Distinctive spring shortwave cloud radiative effect and its inter‐annual variation over southeastern China

The shortwave cloud radiative effect (SWCRE) plays a critical role in the earth's radiation balance, and its global mean magnitude is much larger than the warming effect induced by greenhouse gases. This study investigates the SWCRE at the top of the atmosphere and its inter‐annual variation over southeastern China (SEC) using satellite retrievals and ERA‐Interim reanalysis data. The results show that in this region the largest SWCRE with the maximum intensity up to −120 W·m −2 occurs in spring and is also the strongest between 60°S and 60°N. The domain‐averaged intensity of SWCRE is much larger than the longwave cloud radiative effect (LWCRE), suggesting the dominant cooling role of SWCRE in the regional atmosphere–surface system.

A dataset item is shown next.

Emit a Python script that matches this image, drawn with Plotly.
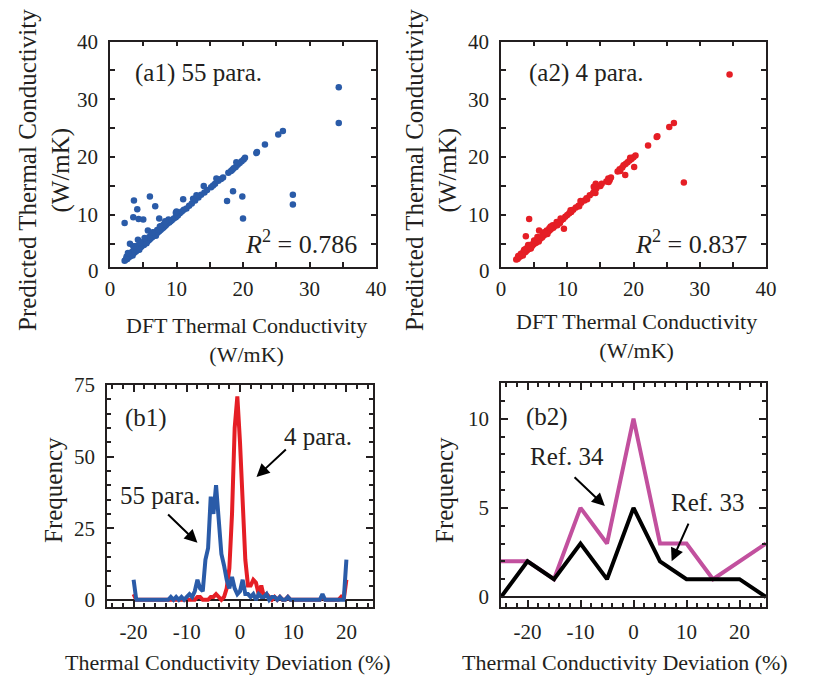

The spring SWCRE over SEC shows a weak increasing trend and its anomalies in most years exceed those of LWCRE during 2000–2017. This means that SWCRE also plays a dominant role in the inter‐annual variation of regional cloud radiative effects. Over SEC, low‐ to mid‐level ascending motion and water vapor convergence during spring favor the generation and maintenance of cloud water, leading to strong SWCRE. Statistical analysis shows that the spatial pattern and intensity of the spring SWCRE are well correlated with the low‐ to mid‐level ascending motion and water vapor convergence. The temporal correlation coefficient between domain‐averaged spring SWCRE and 850–500‐hPa vertical velocity is .76 during 2000–2017. The long‐term variation in spring SWCRE over SEC can be inferred to some extent from regional ascending motion and associated large‐scale circulations.